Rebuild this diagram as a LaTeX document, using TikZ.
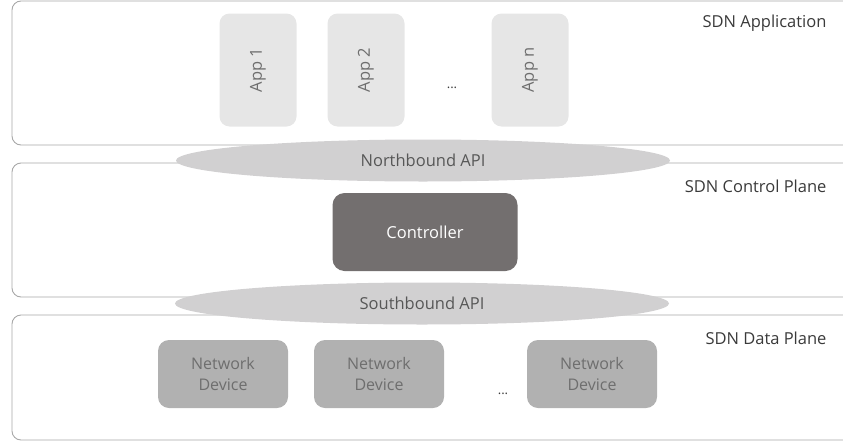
\documentclass[tikz,border=0pt]{standalone}
\usepackage{fontspec}
\setmainfont{Open Sans}
\usetikzlibrary{shapes.geometric}

\definecolor{framegray}{HTML}{A8A8A8}
\definecolor{apigray}{HTML}{D1D0D1}
\definecolor{appgray}{HTML}{E6E6E6}
\definecolor{ctrlgray}{HTML}{736F6F}
\definecolor{devgray}{HTML}{B1B1B1}
\definecolor{textgray}{HTML}{6E6E6E}
\definecolor{labelgray}{HTML}{3A3A3A}

\tikzset{
		layer/.style={draw=framegray,line width=0.9pt,rounded corners=9pt},
		api/.style={ellipse,fill=apigray,text=labelgray!85,font=\fontsize{16.5}{18}\selectfont,
			minimum width=494pt,minimum height=42pt,inner sep=0pt},
		app/.style={rotate=90,fill=appgray,text=textgray,rounded corners=10pt,
			minimum width=113pt,minimum height=77pt,font=\fontsize{16.5}{18}\selectfont},
		ctrl/.style={fill=ctrlgray,text=white,rounded corners=12pt,
			minimum width=185pt,minimum height=78pt,font=\fontsize{16.5}{18}\selectfont},
		device/.style={fill=devgray,text=textgray,rounded corners=11pt,align=center,
			minimum width=130pt,minimum height=68pt,font=\fontsize{16}{21}\selectfont},
		planelabel/.style={anchor=east,text=labelgray,font=\fontsize{16.5}{18}\selectfont},
		dots/.style={text=labelgray,font=\fontsize{13}{14}\selectfont}
	}

\begin{document}
\begin{tikzpicture}[x=1pt,y=-1pt]
				\useasboundingbox (0,0) rectangle (843,442);
				\begin{scope}
					\clip (0,0) rectangle (843,442);
					% the three planes
					\draw[layer] (12,1) rectangle (880,145);
					\draw[layer] (12,163) rectangle (880,297);
					\draw[layer] (12,315) rectangle (880,440);
				\end{scope}

				\node[planelabel] (applabel) at (830,23) {SDN Application};
				\node[planelabel] (ctrllabel) at (830,186) {SDN Control Plane};
				\node[planelabel] (datalabel) at (830,338) {SDN Data Plane};

				% application plane
				\node[app] (app1) at (258,70) {App 1};
				\node[app] (app2) at (366,70) {App 2};
				\node[dots] (appdots) at (452,88) {...};
				\node[app] (appn) at (530,70) {App n};

				% interfaces
				\node[api] (north) at (423,160.5) {Northbound API};
				\node[api] (south) at (422,303.5) {Southbound API};

				% control plane
				\node[ctrl] (controller) at (425,232) {Controller};

				% data plane
				\node[device] (dev1) at (223,374) {Network\\Device};
				\node[device] (dev2) at (379,374) {Network\\Device};
				\node[dots] (devdots) at (503,394) {...};
				\node[device] (devn) at (592,374) {Network\\Device};
			\end{tikzpicture}
\end{document}
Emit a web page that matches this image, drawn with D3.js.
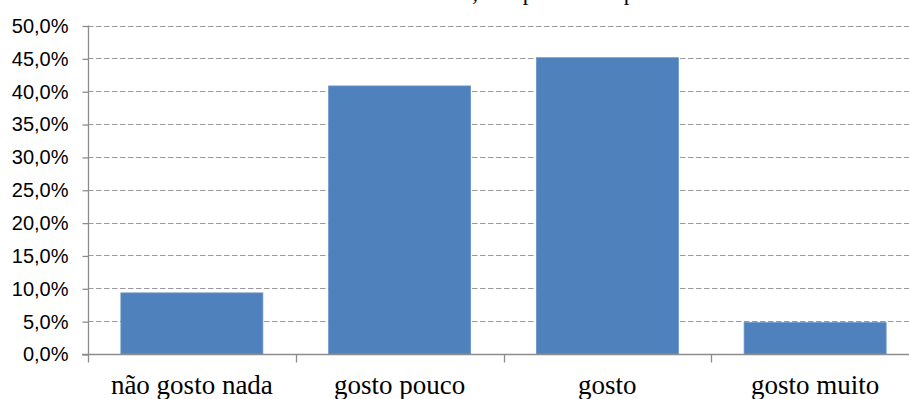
<!DOCTYPE html>
<html>
<head>
<meta charset="utf-8">
<script src="https://cdn.jsdelivr.net/npm/d3@7"></script>
<style>
  html, body { margin: 0; padding: 0; background: #ffffff; }
  svg { display: block; }
</style>
</head>
<body>
<svg id="chart" width="909" height="399"></svg>
<script>
// Answer categories and share of respondents (fraction of total)
const categories = ["não gosto nada", "gosto pouco", "gosto", "gosto muito"];
const shares = [0.093, 0.408, 0.451, 0.048];
const yTicks = [0, 0.05, 0.10, 0.15, 0.20, 0.25, 0.30, 0.35, 0.40, 0.45, 0.50];
const title = "Atitude face à Matemática, na opinião dos pais";

const svg = d3.select("#chart");
const plot = { left: 88, right: 919, top: 25.5, bottom: 354 };

const x = d3.scaleBand()
  .domain(categories)
  .range([plot.left, plot.right])
  .paddingInner(0.3165)
  .paddingOuter(0.3165 / 2);

const y = d3.scaleLinear()
  .domain([0, 0.5])
  .range([plot.bottom, plot.top]);

const fmt = v => d3.format(".1f")(v * 100).replace(".", ",") + "%";

// Title (sits above the visible area, only its descenders show)
svg.append("text")
  .attr("x", 229)
  .attr("y", -0.5)
  .attr("font-family", "'Liberation Serif', 'Times New Roman', serif")
  .attr("font-size", 23)
  .attr("fill", "#000")
  .text(title);

// Dashed horizontal gridlines
svg.append("g")
  .selectAll("line")
  .data(yTicks.filter(t => t > 0))
  .join("line")
  .attr("x1", plot.left)
  .attr("x2", plot.right)
  .attr("y1", d => Math.round(y(d)) + 0.5)
  .attr("y2", d => Math.round(y(d)) + 0.5)
  .attr("stroke", "#9a9a9a")
  .attr("stroke-width", 1.2)
  .attr("stroke-dasharray", "5.5,2.5");

// Bars
svg.append("g")
  .selectAll("rect")
  .data(categories.map((c, i) => ({ c, v: shares[i] })))
  .join("rect")
  .attr("x", d => x(d.c))
  .attr("width", x.bandwidth())
  .attr("y", d => y(d.v))
  .attr("height", d => y(0) - y(d.v))
  .attr("fill", "#4f81bd")
  .attr("stroke", "#6a95c9")
  .attr("stroke-width", 0.8);

// Y axis
const yAxis = d3.axisLeft(y)
  .tickValues(yTicks)
  .tickFormat(fmt)
  .tickSize(6)
  .tickPadding(14);

const gy = svg.append("g")
  .attr("transform", `translate(${plot.left + 0.5},0.5)`)
  .call(yAxis);
gy.select(".domain").remove();
gy.append("line")
  .attr("x1", 0).attr("x2", 0)
  .attr("y1", plot.top - 0.5).attr("y2", plot.bottom + 8)
  .attr("stroke", "#8c8c8c").attr("stroke-width", 1.3);
gy.selectAll(".tick line").attr("stroke", "#8c8c8c").attr("stroke-width", 1.3);
gy.selectAll(".tick text")
  .attr("font-family", "'Liberation Sans', Arial, sans-serif")
  .attr("font-size", 20)
  .attr("fill", "#000");

// X axis with tick marks on the category boundaries
const gx = svg.append("g")
  .attr("transform", `translate(0,${plot.bottom + 0.5})`);
gx.append("line")
  .attr("x1", plot.left - 6).attr("x2", plot.right)
  .attr("y1", 0).attr("y2", 0)
  .attr("stroke", "#8c8c8c").attr("stroke-width", 1.3);
gx.selectAll("line.bound")
  .data(categories.slice(1))
  .join("line")
  .attr("class", "bound")
  .attr("x1", d => Math.round(x(d) - x.step() * x.paddingInner() / 2) + 0.5)
  .attr("x2", d => Math.round(x(d) - x.step() * x.paddingInner() / 2) + 0.5)
  .attr("y1", 0).attr("y2", 8)
  .attr("stroke", "#8c8c8c").attr("stroke-width", 1.3);
gx.selectAll("text")
  .data(categories)
  .join("text")
  .attr("x", d => x(d) + x.bandwidth() / 2)
  .attr("y", 39)
  .attr("text-anchor", "middle")
  .attr("font-family", "'Liberation Serif', 'Times New Roman', serif")
  .attr("font-size", 27)
  .attr("fill", "#000")
  .text(d => d);
</script>
</body>
</html>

++++++++++

» **SET TASK**
Reproduce every record above exactly, omitting the pictures.

» **ANSWER IN FULL**
Rebuild this diagram as a LaTeX document, using TikZ.
\documentclass[tikz,border=0pt]{standalone}
\usepackage{fontspec}
\setmainfont{Open Sans}
\usetikzlibrary{shapes.geometric}

\definecolor{framegray}{HTML}{A8A8A8}
\definecolor{apigray}{HTML}{D1D0D1}
\definecolor{appgray}{HTML}{E6E6E6}
\definecolor{ctrlgray}{HTML}{736F6F}
\definecolor{devgray}{HTML}{B1B1B1}
\definecolor{textgray}{HTML}{6E6E6E}
\definecolor{labelgray}{HTML}{3A3A3A}

\tikzset{
		layer/.style={draw=framegray,line width=0.9pt,rounded corners=9pt},
		api/.style={ellipse,fill=apigray,text=labelgray!85,font=\fontsize{16.5}{18}\selectfont,
			minimum width=494pt,minimum height=42pt,inner sep=0pt},
		app/.style={rotate=90,fill=appgray,text=textgray,rounded corners=10pt,
			minimum width=113pt,minimum height=77pt,font=\fontsize{16.5}{18}\selectfont},
		ctrl/.style={fill=ctrlgray,text=white,rounded corners=12pt,
			minimum width=185pt,minimum height=78pt,font=\fontsize{16.5}{18}\selectfont},
		device/.style={fill=devgray,text=textgray,rounded corners=11pt,align=center,
			minimum width=130pt,minimum height=68pt,font=\fontsize{16}{21}\selectfont},
		planelabel/.style={anchor=east,text=labelgray,font=\fontsize{16.5}{18}\selectfont},
		dots/.style={text=labelgray,font=\fontsize{13}{14}\selectfont}
	}

\begin{document}
\begin{tikzpicture}[x=1pt,y=-1pt]
				\useasboundingbox (0,0) rectangle (843,442);
				\begin{scope}
					\clip (0,0) rectangle (843,442);
					% the three planes
					\draw[layer] (12,1) rectangle (880,145);
					\draw[layer] (12,163) rectangle (880,297);
					\draw[layer] (12,315) rectangle (880,440);
				\end{scope}

				\node[planelabel] (applabel) at (830,23) {SDN Application};
				\node[planelabel] (ctrllabel) at (830,186) {SDN Control Plane};
				\node[planelabel] (datalabel) at (830,338) {SDN Data Plane};

				% application plane
				\node[app] (app1) at (258,70) {App 1};
				\node[app] (app2) at (366,70) {App 2};
				\node[dots] (appdots) at (452,88) {...};
				\node[app] (appn) at (530,70) {App n};

				% interfaces
				\node[api] (north) at (423,160.5) {Northbound API};
				\node[api] (south) at (422,303.5) {Southbound API};

				% control plane
				\node[ctrl] (controller) at (425,232) {Controller};

				% data plane
				\node[device] (dev1) at (223,374) {Network\\Device};
				\node[device] (dev2) at (379,374) {Network\\Device};
				\node[dots] (devdots) at (503,394) {...};
				\node[device] (devn) at (592,374) {Network\\Device};
			\end{tikzpicture}
\end{document}
Emit a web page that matches this image, drawn with D3.js.
<!DOCTYPE html>
<html>
<head>
<meta charset="utf-8">
<script src="https://cdn.jsdelivr.net/npm/d3@7"></script>
<style>
  html, body { margin: 0; padding: 0; background: #ffffff; }
  svg { display: block; }
</style>
</head>
<body>
<svg id="chart" width="909" height="399"></svg>
<script>
// Answer categories and share of respondents (fraction of total)
const categories = ["não gosto nada", "gosto pouco", "gosto", "gosto muito"];
const shares = [0.093, 0.408, 0.451, 0.048];
const yTicks = [0, 0.05, 0.10, 0.15, 0.20, 0.25, 0.30, 0.35, 0.40, 0.45, 0.50];
const title = "Atitude face à Matemática, na opinião dos pais";

const svg = d3.select("#chart");
const plot = { left: 88, right: 919, top: 25.5, bottom: 354 };

const x = d3.scaleBand()
  .domain(categories)
  .range([plot.left, plot.right])
  .paddingInner(0.3165)
  .paddingOuter(0.3165 / 2);

const y = d3.scaleLinear()
  .domain([0, 0.5])
  .range([plot.bottom, plot.top]);

const fmt = v => d3.format(".1f")(v * 100).replace(".", ",") + "%";

// Title (sits above the visible area, only its descenders show)
svg.append("text")
  .attr("x", 229)
  .attr("y", -0.5)
  .attr("font-family", "'Liberation Serif', 'Times New Roman', serif")
  .attr("font-size", 23)
  .attr("fill", "#000")
  .text(title);

// Dashed horizontal gridlines
svg.append("g")
  .selectAll("line")
  .data(yTicks.filter(t => t > 0))
  .join("line")
  .attr("x1", plot.left)
  .attr("x2", plot.right)
  .attr("y1", d => Math.round(y(d)) + 0.5)
  .attr("y2", d => Math.round(y(d)) + 0.5)
  .attr("stroke", "#9a9a9a")
  .attr("stroke-width", 1.2)
  .attr("stroke-dasharray", "5.5,2.5");

// Bars
svg.append("g")
  .selectAll("rect")
  .data(categories.map((c, i) => ({ c, v: shares[i] })))
  .join("rect")
  .attr("x", d => x(d.c))
  .attr("width", x.bandwidth())
  .attr("y", d => y(d.v))
  .attr("height", d => y(0) - y(d.v))
  .attr("fill", "#4f81bd")
  .attr("stroke", "#6a95c9")
  .attr("stroke-width", 0.8);

// Y axis
const yAxis = d3.axisLeft(y)
  .tickValues(yTicks)
  .tickFormat(fmt)
  .tickSize(6)
  .tickPadding(14);

const gy = svg.append("g")
  .attr("transform", `translate(${plot.left + 0.5},0.5)`)
  .call(yAxis);
gy.select(".domain").remove();
gy.append("line")
  .attr("x1", 0).attr("x2", 0)
  .attr("y1", plot.top - 0.5).attr("y2", plot.bottom + 8)
  .attr("stroke", "#8c8c8c").attr("stroke-width", 1.3);
gy.selectAll(".tick line").attr("stroke", "#8c8c8c").attr("stroke-width", 1.3);
gy.selectAll(".tick text")
  .attr("font-family", "'Liberation Sans', Arial, sans-serif")
  .attr("font-size", 20)
  .attr("fill", "#000");

// X axis with tick marks on the category boundaries
const gx = svg.append("g")
  .attr("transform", `translate(0,${plot.bottom + 0.5})`);
gx.append("line")
  .attr("x1", plot.left - 6).attr("x2", plot.right)
  .attr("y1", 0).attr("y2", 0)
  .attr("stroke", "#8c8c8c").attr("stroke-width", 1.3);
gx.selectAll("line.bound")
  .data(categories.slice(1))
  .join("line")
  .attr("class", "bound")
  .attr("x1", d => Math.round(x(d) - x.step() * x.paddingInner() / 2) + 0.5)
  .attr("x2", d => Math.round(x(d) - x.step() * x.paddingInner() / 2) + 0.5)
  .attr("y1", 0).attr("y2", 8)
  .attr("stroke", "#8c8c8c").attr("stroke-width", 1.3);
gx.selectAll("text")
  .data(categories)
  .join("text")
  .attr("x", d => x(d) + x.bandwidth() / 2)
  .attr("y", 39)
  .attr("text-anchor", "middle")
  .attr("font-family", "'Liberation Serif', 'Times New Roman', serif")
  .attr("font-size", 27)
  .attr("fill", "#000")
  .text(d => d);
</script>
</body>
</html>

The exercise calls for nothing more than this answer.